This session saw the return of Crassius, the cleric (who had an apparently mute young girl he dubbed “Silent” in tow), but Trogar the dwarf was nowhere to found. The party fears he stole into Crossroads to rescue Dagodart when the gates closed behind him, but Dagodart escaped on his own and never saw the dwarf.
Suitably resupplied with torches, the party planned to make a mad dash across the plains on Gleep Wurp’s lands to the Pit of Kazum, an old dwarven mining city which has been taken over by the goblin king’s forces and is now a slave pit. At the beginning of the journey the party saw a line of 20 or so gas spores advancing in a line towards Crossroads. The party’s archers dismounted and managed to pick them all off before any got close enough to cause damage, although the long-range shooting depleted a lot of the party’s arrows.

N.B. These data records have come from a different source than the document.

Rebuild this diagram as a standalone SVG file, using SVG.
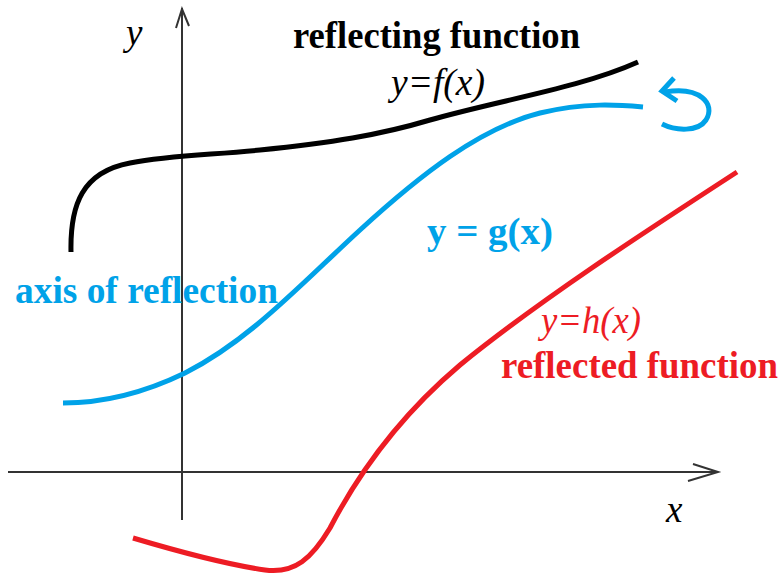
<svg xmlns="http://www.w3.org/2000/svg" width="782" height="578" viewBox="0 0 782 578">
<style>
.t{font-family:"Liberation Serif","Times New Roman",serif;font-size:37px}
.b{font-weight:bold}
.i{font-style:italic}
.ax{stroke:#333;stroke-width:2;fill:none}
.c{fill:none;stroke-width:5;stroke-linecap:butt;stroke-linejoin:round}
</style>
<rect width="782" height="578" fill="#fff"/>
<g id="connectors">
<g id="axes">
<line class="ax" x1="182" y1="8" x2="182" y2="520"/>
<polyline class="ax" points="176,28 182,9 189,26"/>
<line class="ax" x1="8" y1="472" x2="718" y2="472"/>
<polyline class="ax" points="693,464 718,472 688,481"/>
</g>
<path id="f" class="c" stroke="#000" d="M71,252 C70,205 82,172 130,163 C170,155 210,155 260,150 C330,143 380,135 430,120 C500,100 580,88 638,62"/>
<path id="g" class="c" stroke="#00A2E8" d="M63,403 C110,403 150,390 185,373 C250,340 300,285 360,230 C420,175 480,128 540,113 C585,102 620,105 643,107"/>
<path id="h" class="c" stroke="#ED1C24" d="M133,538 C180,552 230,565 265,570 C295,574 312,558 330,528 C355,480 395,420 460,365 C540,300 640,235 737,172"/>
<g id="curl" fill="none" stroke="#00A2E8" stroke-width="5">
<path d="M665,92 C700,86 716,104 706,120 C698,132 676,131 662,124"/>
<polyline points="674,78 662,91 677,101" stroke-linejoin="miter"/>
</g>
</g>
<g id="labels">
<text class="t i" x="126" y="45" font-size="30">y</text>
<text class="t b" x="293" y="48" textLength="287" lengthAdjust="spacingAndGlyphs">reflecting function</text>
<text class="t i" x="391" y="95" textLength="94" lengthAdjust="spacingAndGlyphs">y=f(x)</text>
<text class="t b" x="427" y="244" fill="#00A2E8" textLength="126" lengthAdjust="spacingAndGlyphs">y = g(x)</text>
<text class="t b" x="15" y="303" fill="#00A2E8" textLength="263" lengthAdjust="spacingAndGlyphs">axis of reflection</text>
<text class="t i" x="541" y="333" fill="#ED1C24" textLength="100" lengthAdjust="spacingAndGlyphs">y=h(x)</text>
<text class="t b" x="501" y="378" fill="#ED1C24" textLength="277" lengthAdjust="spacingAndGlyphs">reflected function</text>
<text class="t i" x="666" y="522" font-size="30">x</text>
</g>
</svg>
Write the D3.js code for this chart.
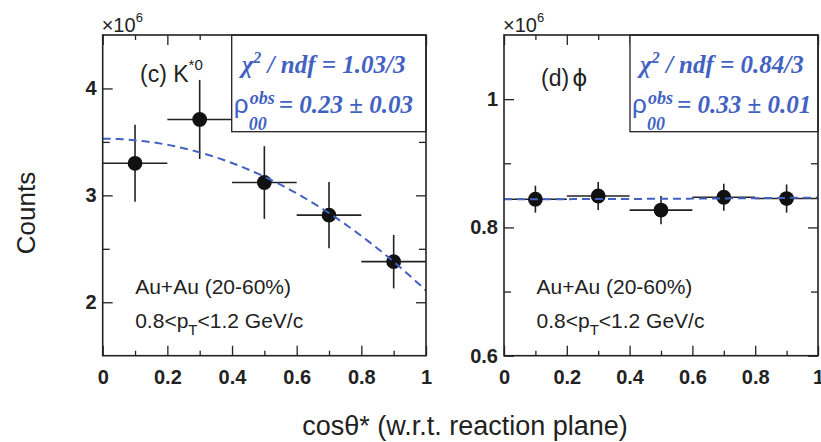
<!DOCTYPE html>
<html>
<head>
<meta charset="utf-8">
<script src="https://cdn.jsdelivr.net/npm/d3@7"></script>
<style>
  body { margin: 0; background: #fff; }
  svg { display: block; }
</style>
</head>
<body>
<svg width="821" height="442"></svg>
<script>
// bin centres and half widths (cos theta*)
const binCenters = [0.1, 0.3, 0.5, 0.7, 0.9];
const binHalfWidth = [0.1, 0.1, 0.1, 0.1, 0.1];

// K*0 counts (x10^6)
const kstarCounts = [3.30, 3.71, 3.12, 2.815, 2.38];
const kstarErr = [0.36, 0.37, 0.34, 0.31, 0.25];

// phi counts (x10^6)
const phiCounts = [0.844, 0.849, 0.827, 0.847, 0.845];
const phiErr = [0.021, 0.022, 0.022, 0.021, 0.022];

// fit results: value at cos=0 and rho00
const kstarFit = [3.53, 0.23];
const phiFit = [0.844, 0.334];

const xMajor = [0, 0.2, 0.4, 0.6, 0.8, 1];
const xMinor = [0.1, 0.3, 0.5, 0.7, 0.9];
const kstarYMajor = [2, 3, 4];
const kstarYMinor = [2.5, 3.5];
const phiYMajor = [0.6, 0.8, 1];
const phiYMinor = [0.7, 0.9];

const svg = d3.select('svg');
const ink = '#222';
const blue = '#4262c2';
const sans = "'Liberation Sans', Arial, sans-serif";
const serif = "'Liberation Serif', 'Times New Roman', serif";

const frameTop = 35, frameBottom = 355.7;

function drawPanel(cfg) {
  const x = d3.scaleLinear().domain([0, 1]).range([cfg.left, cfg.right]);
  const y = d3.scaleLinear().domain(cfg.yDomain).range([frameBottom, frameTop]);
  const g = svg.append('g');

  const pts = binCenters.map((c, i) => ({
    c: c,
    dx: binHalfWidth[i],
    v: cfg.counts[i],
    e: cfg.err[i],
  }));

  // ticks (inward), major + minor, on all four sides
  const axes = [
    [() => d3.axisBottom(x), `translate(0,${frameBottom})`, xMajor, xMinor, true],
    [() => d3.axisTop(x), `translate(0,${frameTop})`, xMajor, xMinor, false],
    [() => d3.axisLeft(y), `translate(${cfg.left},0)`, cfg.yMajor, cfg.yMinor, true],
    [() => d3.axisRight(y), `translate(${cfg.right},0)`, cfg.yMajor, cfg.yMinor, false],
  ];
  axes.forEach(([mk, tr, major, minor, labels], k) => {
    const isX = k < 2;
    g.append('g')
      .attr('transform', tr)
      .call(
        mk()
          .tickValues(major)
          .tickSize(-10)
          .tickPadding(isX ? 14.4 : 6)
          .tickFormat(labels ? d3.format('~g') : '')
      )
      .call((s) => s.select('.domain').remove())
      .call((s) =>
        s
          .selectAll('text')
          .attr('fill', ink)
          .style('font', `bold 20px ${sans}`)
      )
      .call((s) => s.selectAll('line').attr('stroke', ink).attr('stroke-width', 1.3));
    g.append('g')
      .attr('transform', tr)
      .call(mk().tickValues(minor).tickSize(isX ? -5 : -7).tickFormat(''))
      .call((s) => s.select('.domain').remove())
      .call((s) => s.selectAll('line').attr('stroke', ink).attr('stroke-width', 1.3));
  });

  // error bars
  const eb = g.append('g').attr('stroke', ink).attr('stroke-width', 1.6);
  eb.append('g')
    .selectAll('line')
    .data(pts)
    .join('line')
    .attr('x1', (d) => x(d.c - d.dx))
    .attr('x2', (d) => x(d.c + d.dx))
    .attr('y1', (d) => y(d.v))
    .attr('y2', (d) => y(d.v));
  eb.append('g')
    .selectAll('line')
    .data(pts)
    .join('line')
    .attr('x1', (d) => x(d.c))
    .attr('x2', (d) => x(d.c))
    .attr('y1', (d) => y(d.v - d.e))
    .attr('y2', (d) => y(d.v + d.e));

  g.append('g')
    .selectAll('circle')
    .data(pts)
    .join('circle')
    .attr('cx', (d) => x(d.c))
    .attr('cy', (d) => y(d.v))
    .attr('r', 7.4)
    .attr('fill', '#111');

  // fit: N(c) = A [1 + (3rho-1)/(1-rho) c^2]
  const [A, rho] = cfg.fit;
  const fitPts = d3.range(0, 1.0001, 0.01);
  const line = d3
    .line()
    .x((c) => x(c))
    .y((c) => y(A * (1 + ((3 * rho - 1) / (1 - rho)) * c * c)));
  g.append('path')
    .datum(fitPts)
    .attr('d', line)
    .attr('fill', 'none')
    .attr('stroke', blue)
    .attr('stroke-width', 2)
    .attr('stroke-dasharray', '8,5');

  // fit result box
  const bx = cfg.boxLeft;
  g.append('rect')
    .attr('x', bx)
    .attr('y', frameTop)
    .attr('width', cfg.right - bx)
    .attr('height', 131.7 - frameTop)
    .attr('fill', '#fff')
    .attr('stroke', ink)
    .attr('stroke-width', 1.3);

  const bt = g
    .append('g')
    .attr('fill', blue)
    .attr('font-family', serif)
    .attr('font-weight', 'bold')
    .attr('font-style', 'italic');
  const t1 = bt.append('text').attr('x', bx + 10).attr('y', 73.3).attr('font-size', 25);
  t1.append('tspan').text('\u03c7');
  t1.append('tspan').attr('dy', -10).attr('font-size', 16).text('2');
  t1.append('tspan').attr('dy', 10).text(' / ndf = ' + cfg.chi);
  bt.append('text')
    .attr('x', bx + 2)
    .attr('y', 113)
    .attr('font-size', 26)
    .attr('font-style', 'normal')
    .attr('font-weight', 'normal')
    .attr('font-family', sans)
    .text('\u03c1');
  bt.append('text').attr('x', bx + 18).attr('y', 104).attr('font-size', 18).text('obs');
  bt.append('text').attr('x', bx + 17).attr('y', 130).attr('font-size', 18).text('00');
  bt.append('text').attr('x', bx + 47).attr('y', 113).attr('font-size', 25).text('= ' + cfg.rhoText);

  // frame
  g.append('rect')
    .attr('x', cfg.left)
    .attr('y', frameTop)
    .attr('width', cfg.right - cfg.left)
    .attr('height', frameBottom - frameTop)
    .attr('fill', 'none')
    .attr('stroke', ink)
    .attr('stroke-width', 1.6);

  // x10^6
  const mult = g.append('text').attr('x', cfg.left - 1).attr('y', 32).attr('fill', ink).style('font', `20px ${sans}`);
  mult.append('tspan').text('\u00d710');
  mult.append('tspan').attr('dy', -10).style('font-size', '13px').text('6');

  // particle label
  const lab = g.append('text').attr('x', cfg.labelX).attr('y', cfg.labelY).attr('fill', ink).style('font', `23px ${sans}`);
  cfg.label(lab);

  // system labels
  const sys = g.append('g').attr('fill', ink).style('font', `21px ${sans}`);
  sys.append('text').attr('x', cfg.left + 32.5).attr('y', 293.5).text('Au+Au (20-60%)');
  const pt = sys.append('text').attr('x', cfg.left + 32.5).attr('y', 328);
  pt.append('tspan').text('0.8<p');
  pt.append('tspan').attr('dy', 7).style('font-size', '15px').text('T');
  pt.append('tspan').attr('dy', -7).text('<1.2 GeV/c');
}

drawPanel({
  left: 102.7,
  right: 426,
  yDomain: [1.5, 4.5],
  yMajor: kstarYMajor,
  yMinor: kstarYMinor,
  counts: kstarCounts,
  err: kstarErr,
  fit: kstarFit,
  boxLeft: 231.7,
  chi: '1.03/3',
  rhoText: '0.23 \u00b1 0.03',
  labelX: 140,
  labelY: 82,
  label: (t) => {
    t.append('tspan').text('(c) K');
    t.append('tspan').attr('dy', -12).style('font-size', '15px').text('*0');
  },
});

drawPanel({
  left: 504,
  right: 818,
  yDomain: [0.6, 1.1],
  yMajor: phiYMajor,
  yMinor: phiYMinor,
  counts: phiCounts,
  err: phiErr,
  fit: phiFit,
  boxLeft: 630,
  chi: '0.84/3',
  rhoText: '0.33 \u00b1 0.01',
  labelX: 541,
  labelY: 86,
  label: (t) => {
    t.append('tspan').text('(d)');
    t.append('tspan').attr('dx', 3).style('font-family', "'DejaVu Sans', sans-serif").text('\u03d5');
  },
});

// axis titles
svg
  .append('text')
  .attr('transform', 'translate(35,213) rotate(-90)')
  .attr('text-anchor', 'middle')
  .attr('fill', ink)
  .style('font', `26px ${sans}`)
  .text('Counts');

svg
  .append('text')
  .attr('x', 465)
  .attr('y', 435)
  .attr('text-anchor', 'middle')
  .attr('fill', ink)
  .style('font', `27px ${sans}`)
  .text('cos\u03b8* (w.r.t. reaction plane)');
</script>
</body>
</html>
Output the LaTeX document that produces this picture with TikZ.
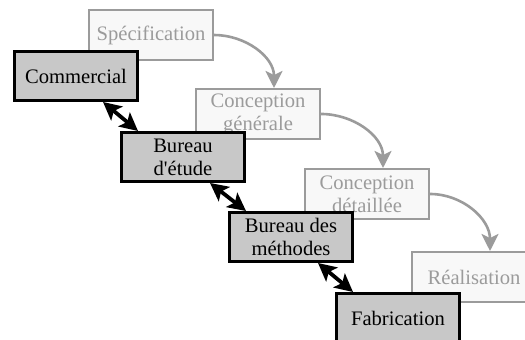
\documentclass[tikz,border=0pt]{standalone}
\usepackage{fontspec}
\setmainfont{Liberation Serif}
\usepackage{tikz}
\usetikzlibrary{arrows.meta}
\tikzset{>={Stealth[width=8.5pt,length=8.5pt,inset=2pt]}}
\definecolor{phaseGray}{RGB}{155, 155, 155}
\definecolor{phaseFill}{RGB}{248, 248, 248}
\definecolor{serviceGray}{RGB}{200, 200, 200}

\begin{document}
\begin{tikzpicture}[
    x = 0.5pt, y = 0.5pt,
    font = \fontsize{10.3}{11.5}\selectfont,
    phase/.style = {draw=phaseGray, line width=1pt, fill=phaseFill,
        text=phaseGray, minimum width=62pt, minimum height=25pt,
        inner sep=0pt, align=center, anchor=north west},
    service/.style = {draw, line width=1.5pt, fill=serviceGray,
        minimum width=61.5pt, minimum height=24.5pt,
        inner sep=0pt, align=center, anchor=north west},
    flow/.style = {->, draw=phaseGray, line width=1.3pt},
    link/.style = {{Stealth[width=9pt,length=9pt,inset=2pt]}-{Stealth[width=9pt,length=9pt,inset=2pt]},
        line width=1.9pt}
  ]
  \useasboundingbox (0,0) rectangle (525,-340);
  \clip (0,0) rectangle (525,-340);

  % phases du cycle
  \foreach \x/\y/\txt [count=\i] in {88/9/Spécification, 195/88/{Conception\\générale},
      304/168/{Conception\\détaillée}, 411/251/Réalisation}
  \node[phase] (phase\i) at (\x,-\y) {\txt};

  \foreach \i [evaluate=\i as \j using int(\i+1)] in {1,2,3}
  \draw[flow] (phase\i.east) to[out=0, in=90] ([xshift=8pt]phase\j.north);

  % services
  \foreach \x/\y/\txt [count=\i] in {13/50/Commercial, 120/131/{Bureau\\d\textquotesingle{}étude},
      228/211/{Bureau des\\méthodes}, 335/292/Fabrication}
  \node[service] (serv\i) at (\x,-\y) {\txt};

  \foreach \i [evaluate=\i as \j using int(\i+1)] in {1,2,3}
  \draw[link] ([xshift=45pt]serv\i.south west) -- ([xshift=9pt]serv\j.north west);
\end{tikzpicture}
\end{document}
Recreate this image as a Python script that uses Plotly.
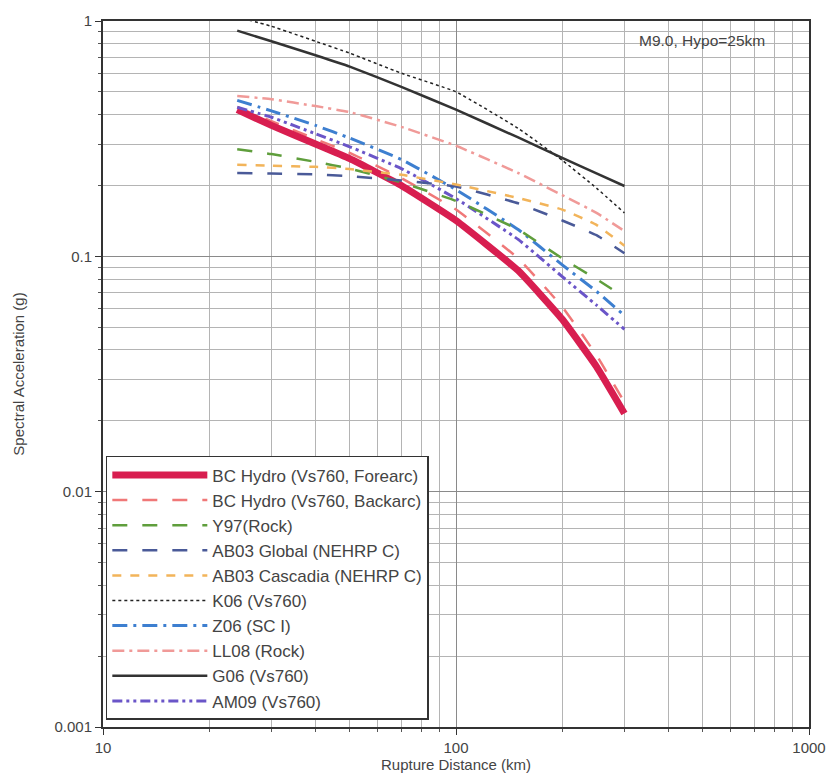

The party now road at a breakneck pace, not even stopping to eat lunch (which almost certainly would not have been an option had the dwarf been present!). Towards the afternoon, a pair of wyverns* were visible overhead, out of range but clearly following the party. They sought a defensive position to stop for the night, and were lucky to find a small stream with a thin line of trees growing on both banks. It was here they camped. On the second watch, fires began to break out among the tree tops and it became clear that the wyverns had riders who were dropping fire pots.
The party moved their encampment and after some confusion as whether they would flee the area or stay in the cover of the woods, they moved to the other side of the stream and set a new campfire as a decoy. The wyvern riders dropped more firepots, and once the tree fires burned out, one landed to investigate. The party seized this opportunity to ambush the wyvern, and slew the rider although the wounded wyvern fled. The other wyvern rider also fled after a light spell was cast upon him, spoiling his night vision.
The party proceeded toward he Pit of Kazum, and met a half-eaten dwarf, who had escaped the “pit of death” with a terrible tale of lizardmen and troglyodytes who now rule the Pit of Kazum and seek human flesh for food. The party healed him as much as possible and he drew detailed maps, and estimated the numbers if inhabitants at 100 lizard men, 30 troglodytes, and 40 dwarf slaves. He also told them that a war party had been dispatched to gather human livestock. Ominously, he also described a pair of dwarven assassins who had been dispatched from the Pit with orders he did not know. The party considered their options.
- Seize on the somewhat depleted numbers of lizardfolk while the war party is away and raid the Pit?
- Pursue and destroy the war parties in detail before assaulting the pit?
- Play lizardman and goblin against one another?
The only thing they could agree on for the time being was that they should wait to see if Trogar could catch up with them before entering the Pit.
*Do you pronounce “wyvern” as “WHY-VERN” (long i) or “Wi-VERN” (short i)? I always said it with a long i. But I read a lot and end up with all kinds of idiosyncratic pronunciations, especially when it comes to D&D terms since I learned them while very young and among peers with no idea how to pronounce “druid,**” “scythe,***” etc. I ask because our newer player John pronounced it with a short i, and I tried to follow suit, but by the end of the session we were all saying “WHY-VERN” and we never explicitly discussed it. Anyway I am always intrigued by the different pronunciations that grow up in different gaming groups, although that was more a phenomena of younger players, I think.
**My brother always says it “DROOD” no matter how often I say it “DRU-ID.”
***SKYTH, SKiTH, SYTH, SiTH? I hear it all those ways but I think SYTH (long i) is more correct. Even so I pronounce “Scythian” as “Skithian,” but by analogy it should probably be Sithian, right?